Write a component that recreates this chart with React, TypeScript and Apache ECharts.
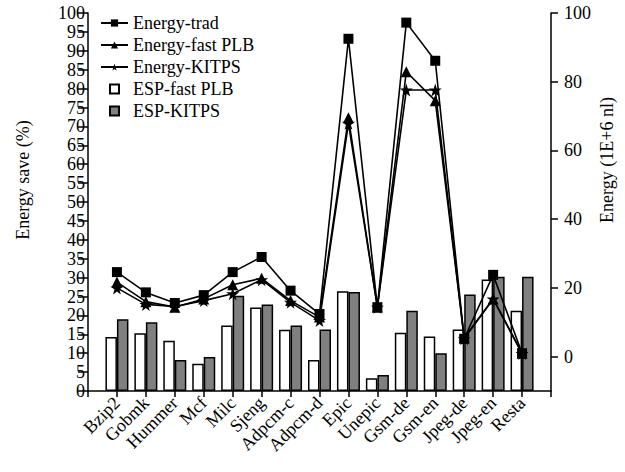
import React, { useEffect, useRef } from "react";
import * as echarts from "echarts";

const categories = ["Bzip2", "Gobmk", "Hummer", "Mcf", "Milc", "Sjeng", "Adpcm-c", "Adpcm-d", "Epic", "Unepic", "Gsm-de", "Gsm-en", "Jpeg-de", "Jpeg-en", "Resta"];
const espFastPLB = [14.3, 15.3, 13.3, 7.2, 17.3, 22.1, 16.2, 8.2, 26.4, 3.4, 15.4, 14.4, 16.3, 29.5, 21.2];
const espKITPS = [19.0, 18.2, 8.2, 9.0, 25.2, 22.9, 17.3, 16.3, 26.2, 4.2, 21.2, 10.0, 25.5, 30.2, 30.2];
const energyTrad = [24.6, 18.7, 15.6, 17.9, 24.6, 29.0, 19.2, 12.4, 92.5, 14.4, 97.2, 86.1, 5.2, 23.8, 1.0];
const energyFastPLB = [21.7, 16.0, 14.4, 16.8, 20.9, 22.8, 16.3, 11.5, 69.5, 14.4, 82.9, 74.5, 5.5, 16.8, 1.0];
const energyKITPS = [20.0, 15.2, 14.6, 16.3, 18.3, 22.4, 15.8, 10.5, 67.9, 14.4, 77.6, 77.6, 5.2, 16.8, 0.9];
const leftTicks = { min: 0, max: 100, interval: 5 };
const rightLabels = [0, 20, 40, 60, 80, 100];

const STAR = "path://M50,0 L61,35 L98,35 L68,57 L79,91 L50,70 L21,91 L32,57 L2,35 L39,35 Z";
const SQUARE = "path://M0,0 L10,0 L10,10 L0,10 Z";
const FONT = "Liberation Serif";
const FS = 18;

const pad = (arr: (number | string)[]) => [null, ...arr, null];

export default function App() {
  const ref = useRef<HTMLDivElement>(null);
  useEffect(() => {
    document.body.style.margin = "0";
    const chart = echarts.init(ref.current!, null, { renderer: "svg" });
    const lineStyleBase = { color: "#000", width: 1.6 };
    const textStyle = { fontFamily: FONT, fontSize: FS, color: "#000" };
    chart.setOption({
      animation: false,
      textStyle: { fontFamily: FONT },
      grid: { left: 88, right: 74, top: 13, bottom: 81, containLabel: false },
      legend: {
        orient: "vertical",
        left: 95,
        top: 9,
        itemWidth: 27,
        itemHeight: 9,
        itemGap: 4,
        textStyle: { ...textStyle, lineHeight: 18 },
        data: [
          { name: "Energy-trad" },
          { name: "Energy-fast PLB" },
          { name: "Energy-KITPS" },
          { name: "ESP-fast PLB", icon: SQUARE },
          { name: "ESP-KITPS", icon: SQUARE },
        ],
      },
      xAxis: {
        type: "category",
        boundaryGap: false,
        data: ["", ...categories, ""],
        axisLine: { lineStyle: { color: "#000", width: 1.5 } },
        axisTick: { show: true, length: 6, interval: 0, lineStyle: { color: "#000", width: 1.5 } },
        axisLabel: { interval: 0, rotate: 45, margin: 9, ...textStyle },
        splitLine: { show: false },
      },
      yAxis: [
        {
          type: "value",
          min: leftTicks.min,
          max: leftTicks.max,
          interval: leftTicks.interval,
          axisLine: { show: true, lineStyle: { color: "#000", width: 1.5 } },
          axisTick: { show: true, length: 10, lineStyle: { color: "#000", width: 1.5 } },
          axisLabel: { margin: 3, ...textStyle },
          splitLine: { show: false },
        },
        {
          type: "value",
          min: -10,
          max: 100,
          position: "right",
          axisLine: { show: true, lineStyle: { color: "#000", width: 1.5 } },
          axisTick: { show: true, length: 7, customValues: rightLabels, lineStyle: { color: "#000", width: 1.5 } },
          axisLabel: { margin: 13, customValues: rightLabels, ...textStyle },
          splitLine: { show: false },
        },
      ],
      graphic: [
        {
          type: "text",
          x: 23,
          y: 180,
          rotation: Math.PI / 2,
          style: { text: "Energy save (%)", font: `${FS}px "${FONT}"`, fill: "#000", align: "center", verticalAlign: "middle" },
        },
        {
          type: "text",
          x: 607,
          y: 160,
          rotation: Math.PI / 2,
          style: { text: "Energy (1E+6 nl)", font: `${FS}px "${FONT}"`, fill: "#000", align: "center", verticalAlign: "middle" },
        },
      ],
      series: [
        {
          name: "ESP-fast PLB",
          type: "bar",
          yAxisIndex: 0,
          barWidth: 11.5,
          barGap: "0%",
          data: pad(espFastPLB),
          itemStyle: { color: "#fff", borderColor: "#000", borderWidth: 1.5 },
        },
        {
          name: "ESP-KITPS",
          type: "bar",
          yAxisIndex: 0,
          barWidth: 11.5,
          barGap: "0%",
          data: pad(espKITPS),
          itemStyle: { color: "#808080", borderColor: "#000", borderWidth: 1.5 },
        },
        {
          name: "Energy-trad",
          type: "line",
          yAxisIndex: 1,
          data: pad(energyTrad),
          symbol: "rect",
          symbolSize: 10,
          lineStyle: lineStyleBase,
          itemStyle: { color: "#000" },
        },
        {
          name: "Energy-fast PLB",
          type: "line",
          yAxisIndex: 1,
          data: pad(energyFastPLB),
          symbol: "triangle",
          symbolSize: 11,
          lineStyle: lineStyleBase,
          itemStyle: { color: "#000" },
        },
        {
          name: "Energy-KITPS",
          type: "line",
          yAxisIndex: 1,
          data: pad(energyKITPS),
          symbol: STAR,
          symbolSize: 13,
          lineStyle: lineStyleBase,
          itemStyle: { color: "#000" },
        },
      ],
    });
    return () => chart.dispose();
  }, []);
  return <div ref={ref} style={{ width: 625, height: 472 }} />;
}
※ ※ ※
Transcribe the listing in full. Omit the pictures and keep every line exact.

Write a component that recreates this chart with React, TypeScript and Apache ECharts.
import React, { useEffect, useRef } from "react";
import * as echarts from "echarts";

const categories = ["Bzip2", "Gobmk", "Hummer", "Mcf", "Milc", "Sjeng", "Adpcm-c", "Adpcm-d", "Epic", "Unepic", "Gsm-de", "Gsm-en", "Jpeg-de", "Jpeg-en", "Resta"];
const espFastPLB = [14.3, 15.3, 13.3, 7.2, 17.3, 22.1, 16.2, 8.2, 26.4, 3.4, 15.4, 14.4, 16.3, 29.5, 21.2];
const espKITPS = [19.0, 18.2, 8.2, 9.0, 25.2, 22.9, 17.3, 16.3, 26.2, 4.2, 21.2, 10.0, 25.5, 30.2, 30.2];
const energyTrad = [24.6, 18.7, 15.6, 17.9, 24.6, 29.0, 19.2, 12.4, 92.5, 14.4, 97.2, 86.1, 5.2, 23.8, 1.0];
const energyFastPLB = [21.7, 16.0, 14.4, 16.8, 20.9, 22.8, 16.3, 11.5, 69.5, 14.4, 82.9, 74.5, 5.5, 16.8, 1.0];
const energyKITPS = [20.0, 15.2, 14.6, 16.3, 18.3, 22.4, 15.8, 10.5, 67.9, 14.4, 77.6, 77.6, 5.2, 16.8, 0.9];
const leftTicks = { min: 0, max: 100, interval: 5 };
const rightLabels = [0, 20, 40, 60, 80, 100];

const STAR = "path://M50,0 L61,35 L98,35 L68,57 L79,91 L50,70 L21,91 L32,57 L2,35 L39,35 Z";
const SQUARE = "path://M0,0 L10,0 L10,10 L0,10 Z";
const FONT = "Liberation Serif";
const FS = 18;

const pad = (arr: (number | string)[]) => [null, ...arr, null];

export default function App() {
  const ref = useRef<HTMLDivElement>(null);
  useEffect(() => {
    document.body.style.margin = "0";
    const chart = echarts.init(ref.current!, null, { renderer: "svg" });
    const lineStyleBase = { color: "#000", width: 1.6 };
    const textStyle = { fontFamily: FONT, fontSize: FS, color: "#000" };
    chart.setOption({
      animation: false,
      textStyle: { fontFamily: FONT },
      grid: { left: 88, right: 74, top: 13, bottom: 81, containLabel: false },
      legend: {
        orient: "vertical",
        left: 95,
        top: 9,
        itemWidth: 27,
        itemHeight: 9,
        itemGap: 4,
        textStyle: { ...textStyle, lineHeight: 18 },
        data: [
          { name: "Energy-trad" },
          { name: "Energy-fast PLB" },
          { name: "Energy-KITPS" },
          { name: "ESP-fast PLB", icon: SQUARE },
          { name: "ESP-KITPS", icon: SQUARE },
        ],
      },
      xAxis: {
        type: "category",
        boundaryGap: false,
        data: ["", ...categories, ""],
        axisLine: { lineStyle: { color: "#000", width: 1.5 } },
        axisTick: { show: true, length: 6, interval: 0, lineStyle: { color: "#000", width: 1.5 } },
        axisLabel: { interval: 0, rotate: 45, margin: 9, ...textStyle },
        splitLine: { show: false },
      },
      yAxis: [
        {
          type: "value",
          min: leftTicks.min,
          max: leftTicks.max,
          interval: leftTicks.interval,
          axisLine: { show: true, lineStyle: { color: "#000", width: 1.5 } },
          axisTick: { show: true, length: 10, lineStyle: { color: "#000", width: 1.5 } },
          axisLabel: { margin: 3, ...textStyle },
          splitLine: { show: false },
        },
        {
          type: "value",
          min: -10,
          max: 100,
          position: "right",
          axisLine: { show: true, lineStyle: { color: "#000", width: 1.5 } },
          axisTick: { show: true, length: 7, customValues: rightLabels, lineStyle: { color: "#000", width: 1.5 } },
          axisLabel: { margin: 13, customValues: rightLabels, ...textStyle },
          splitLine: { show: false },
        },
      ],
      graphic: [
        {
          type: "text",
          x: 23,
          y: 180,
          rotation: Math.PI / 2,
          style: { text: "Energy save (%)", font: `${FS}px "${FONT}"`, fill: "#000", align: "center", verticalAlign: "middle" },
        },
        {
          type: "text",
          x: 607,
          y: 160,
          rotation: Math.PI / 2,
          style: { text: "Energy (1E+6 nl)", font: `${FS}px "${FONT}"`, fill: "#000", align: "center", verticalAlign: "middle" },
        },
      ],
      series: [
        {
          name: "ESP-fast PLB",
          type: "bar",
          yAxisIndex: 0,
          barWidth: 11.5,
          barGap: "0%",
          data: pad(espFastPLB),
          itemStyle: { color: "#fff", borderColor: "#000", borderWidth: 1.5 },
        },
        {
          name: "ESP-KITPS",
          type: "bar",
          yAxisIndex: 0,
          barWidth: 11.5,
          barGap: "0%",
          data: pad(espKITPS),
          itemStyle: { color: "#808080", borderColor: "#000", borderWidth: 1.5 },
        },
        {
          name: "Energy-trad",
          type: "line",
          yAxisIndex: 1,
          data: pad(energyTrad),
          symbol: "rect",
          symbolSize: 10,
          lineStyle: lineStyleBase,
          itemStyle: { color: "#000" },
        },
        {
          name: "Energy-fast PLB",
          type: "line",
          yAxisIndex: 1,
          data: pad(energyFastPLB),
          symbol: "triangle",
          symbolSize: 11,
          lineStyle: lineStyleBase,
          itemStyle: { color: "#000" },
        },
        {
          name: "Energy-KITPS",
          type: "line",
          yAxisIndex: 1,
          data: pad(energyKITPS),
          symbol: STAR,
          symbolSize: 13,
          lineStyle: lineStyleBase,
          itemStyle: { color: "#000" },
        },
      ],
    });
    return () => chart.dispose();
  }, []);
  return <div ref={ref} style={{ width: 625, height: 472 }} />;
}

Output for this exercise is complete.